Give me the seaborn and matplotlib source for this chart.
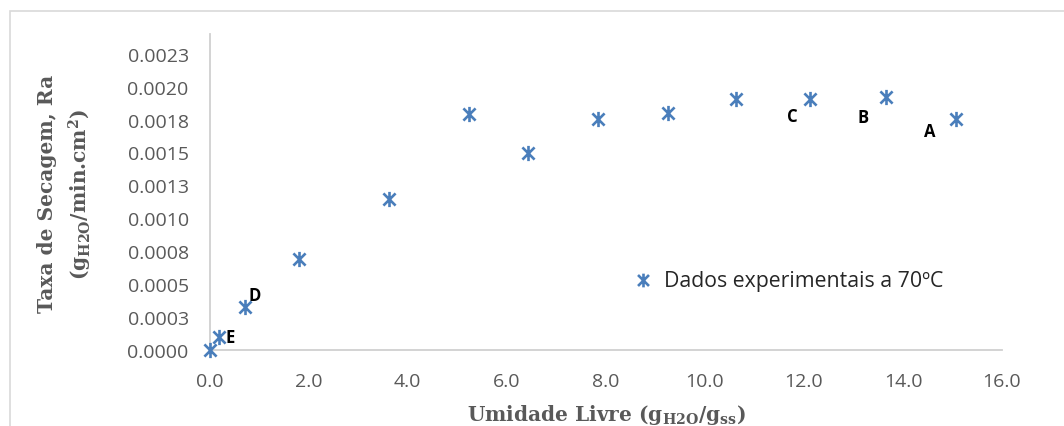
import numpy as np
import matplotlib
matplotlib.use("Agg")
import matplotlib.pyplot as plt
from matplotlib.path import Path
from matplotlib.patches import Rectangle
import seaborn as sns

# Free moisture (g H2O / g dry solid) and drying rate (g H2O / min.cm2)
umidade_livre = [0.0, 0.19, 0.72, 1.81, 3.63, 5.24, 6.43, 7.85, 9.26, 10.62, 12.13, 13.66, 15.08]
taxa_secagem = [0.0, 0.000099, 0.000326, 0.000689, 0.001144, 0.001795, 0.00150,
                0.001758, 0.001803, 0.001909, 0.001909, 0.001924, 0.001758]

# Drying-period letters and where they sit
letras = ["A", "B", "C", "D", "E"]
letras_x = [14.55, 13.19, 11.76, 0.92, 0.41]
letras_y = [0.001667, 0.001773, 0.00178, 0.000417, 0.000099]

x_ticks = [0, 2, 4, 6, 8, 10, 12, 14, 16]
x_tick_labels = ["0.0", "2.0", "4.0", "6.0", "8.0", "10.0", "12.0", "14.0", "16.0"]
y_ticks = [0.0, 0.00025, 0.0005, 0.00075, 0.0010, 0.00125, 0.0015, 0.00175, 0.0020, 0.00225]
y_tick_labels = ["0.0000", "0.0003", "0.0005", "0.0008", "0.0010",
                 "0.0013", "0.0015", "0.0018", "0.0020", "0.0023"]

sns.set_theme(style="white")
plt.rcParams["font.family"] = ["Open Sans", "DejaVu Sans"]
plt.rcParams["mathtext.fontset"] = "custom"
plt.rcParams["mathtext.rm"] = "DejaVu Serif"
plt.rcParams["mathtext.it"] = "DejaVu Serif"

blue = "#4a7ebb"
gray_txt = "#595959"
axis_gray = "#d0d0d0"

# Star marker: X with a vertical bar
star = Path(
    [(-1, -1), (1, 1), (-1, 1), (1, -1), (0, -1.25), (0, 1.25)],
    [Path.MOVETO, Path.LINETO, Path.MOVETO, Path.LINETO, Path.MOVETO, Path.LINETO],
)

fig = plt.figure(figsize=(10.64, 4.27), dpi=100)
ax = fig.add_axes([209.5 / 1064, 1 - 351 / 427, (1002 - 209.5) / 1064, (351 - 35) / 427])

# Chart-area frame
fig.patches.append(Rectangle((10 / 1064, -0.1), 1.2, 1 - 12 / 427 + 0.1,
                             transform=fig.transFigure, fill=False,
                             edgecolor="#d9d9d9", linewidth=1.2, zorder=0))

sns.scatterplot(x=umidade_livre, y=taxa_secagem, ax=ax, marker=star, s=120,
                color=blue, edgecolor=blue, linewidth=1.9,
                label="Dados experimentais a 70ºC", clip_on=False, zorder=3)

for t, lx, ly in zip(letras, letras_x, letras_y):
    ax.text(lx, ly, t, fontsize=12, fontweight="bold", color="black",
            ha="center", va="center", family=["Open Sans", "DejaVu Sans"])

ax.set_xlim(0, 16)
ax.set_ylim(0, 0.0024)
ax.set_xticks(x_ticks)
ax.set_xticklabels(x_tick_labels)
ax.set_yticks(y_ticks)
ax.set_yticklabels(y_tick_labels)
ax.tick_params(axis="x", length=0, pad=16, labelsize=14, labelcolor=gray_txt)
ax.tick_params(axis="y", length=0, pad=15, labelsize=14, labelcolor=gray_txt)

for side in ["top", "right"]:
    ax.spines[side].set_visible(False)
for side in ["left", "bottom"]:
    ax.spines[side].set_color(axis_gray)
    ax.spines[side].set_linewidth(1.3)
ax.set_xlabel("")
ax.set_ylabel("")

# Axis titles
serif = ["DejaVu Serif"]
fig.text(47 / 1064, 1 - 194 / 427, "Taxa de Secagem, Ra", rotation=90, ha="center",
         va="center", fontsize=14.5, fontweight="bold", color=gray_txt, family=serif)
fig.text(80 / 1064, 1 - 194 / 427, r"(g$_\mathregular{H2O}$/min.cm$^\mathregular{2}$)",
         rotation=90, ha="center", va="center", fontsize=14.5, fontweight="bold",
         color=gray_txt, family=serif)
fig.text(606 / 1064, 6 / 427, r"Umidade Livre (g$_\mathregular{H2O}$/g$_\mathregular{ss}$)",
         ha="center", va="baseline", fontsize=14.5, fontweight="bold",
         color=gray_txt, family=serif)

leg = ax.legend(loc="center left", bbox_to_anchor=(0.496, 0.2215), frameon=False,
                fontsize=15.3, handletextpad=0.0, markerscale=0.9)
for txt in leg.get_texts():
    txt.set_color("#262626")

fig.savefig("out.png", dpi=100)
◇ ◇ ◇ ◇ ◇ ◇ ◇
All the lines above are to be reproduced exactly, except the pictures.

**FINAL RESULT**:
Give me the seaborn and matplotlib source for this chart.
import numpy as np
import matplotlib
matplotlib.use("Agg")
import matplotlib.pyplot as plt
from matplotlib.path import Path
from matplotlib.patches import Rectangle
import seaborn as sns

# Free moisture (g H2O / g dry solid) and drying rate (g H2O / min.cm2)
umidade_livre = [0.0, 0.19, 0.72, 1.81, 3.63, 5.24, 6.43, 7.85, 9.26, 10.62, 12.13, 13.66, 15.08]
taxa_secagem = [0.0, 0.000099, 0.000326, 0.000689, 0.001144, 0.001795, 0.00150,
                0.001758, 0.001803, 0.001909, 0.001909, 0.001924, 0.001758]

# Drying-period letters and where they sit
letras = ["A", "B", "C", "D", "E"]
letras_x = [14.55, 13.19, 11.76, 0.92, 0.41]
letras_y = [0.001667, 0.001773, 0.00178, 0.000417, 0.000099]

x_ticks = [0, 2, 4, 6, 8, 10, 12, 14, 16]
x_tick_labels = ["0.0", "2.0", "4.0", "6.0", "8.0", "10.0", "12.0", "14.0", "16.0"]
y_ticks = [0.0, 0.00025, 0.0005, 0.00075, 0.0010, 0.00125, 0.0015, 0.00175, 0.0020, 0.00225]
y_tick_labels = ["0.0000", "0.0003", "0.0005", "0.0008", "0.0010",
                 "0.0013", "0.0015", "0.0018", "0.0020", "0.0023"]

sns.set_theme(style="white")
plt.rcParams["font.family"] = ["Open Sans", "DejaVu Sans"]
plt.rcParams["mathtext.fontset"] = "custom"
plt.rcParams["mathtext.rm"] = "DejaVu Serif"
plt.rcParams["mathtext.it"] = "DejaVu Serif"

blue = "#4a7ebb"
gray_txt = "#595959"
axis_gray = "#d0d0d0"

# Star marker: X with a vertical bar
star = Path(
    [(-1, -1), (1, 1), (-1, 1), (1, -1), (0, -1.25), (0, 1.25)],
    [Path.MOVETO, Path.LINETO, Path.MOVETO, Path.LINETO, Path.MOVETO, Path.LINETO],
)

fig = plt.figure(figsize=(10.64, 4.27), dpi=100)
ax = fig.add_axes([209.5 / 1064, 1 - 351 / 427, (1002 - 209.5) / 1064, (351 - 35) / 427])

# Chart-area frame
fig.patches.append(Rectangle((10 / 1064, -0.1), 1.2, 1 - 12 / 427 + 0.1,
                             transform=fig.transFigure, fill=False,
                             edgecolor="#d9d9d9", linewidth=1.2, zorder=0))

sns.scatterplot(x=umidade_livre, y=taxa_secagem, ax=ax, marker=star, s=120,
                color=blue, edgecolor=blue, linewidth=1.9,
                label="Dados experimentais a 70ºC", clip_on=False, zorder=3)

for t, lx, ly in zip(letras, letras_x, letras_y):
    ax.text(lx, ly, t, fontsize=12, fontweight="bold", color="black",
            ha="center", va="center", family=["Open Sans", "DejaVu Sans"])

ax.set_xlim(0, 16)
ax.set_ylim(0, 0.0024)
ax.set_xticks(x_ticks)
ax.set_xticklabels(x_tick_labels)
ax.set_yticks(y_ticks)
ax.set_yticklabels(y_tick_labels)
ax.tick_params(axis="x", length=0, pad=16, labelsize=14, labelcolor=gray_txt)
ax.tick_params(axis="y", length=0, pad=15, labelsize=14, labelcolor=gray_txt)

for side in ["top", "right"]:
    ax.spines[side].set_visible(False)
for side in ["left", "bottom"]:
    ax.spines[side].set_color(axis_gray)
    ax.spines[side].set_linewidth(1.3)
ax.set_xlabel("")
ax.set_ylabel("")

# Axis titles
serif = ["DejaVu Serif"]
fig.text(47 / 1064, 1 - 194 / 427, "Taxa de Secagem, Ra", rotation=90, ha="center",
         va="center", fontsize=14.5, fontweight="bold", color=gray_txt, family=serif)
fig.text(80 / 1064, 1 - 194 / 427, r"(g$_\mathregular{H2O}$/min.cm$^\mathregular{2}$)",
         rotation=90, ha="center", va="center", fontsize=14.5, fontweight="bold",
         color=gray_txt, family=serif)
fig.text(606 / 1064, 6 / 427, r"Umidade Livre (g$_\mathregular{H2O}$/g$_\mathregular{ss}$)",
         ha="center", va="baseline", fontsize=14.5, fontweight="bold",
         color=gray_txt, family=serif)

leg = ax.legend(loc="center left", bbox_to_anchor=(0.496, 0.2215), frameon=False,
                fontsize=15.3, handletextpad=0.0, markerscale=0.9)
for txt in leg.get_texts():
    txt.set_color("#262626")

fig.savefig("out.png", dpi=100)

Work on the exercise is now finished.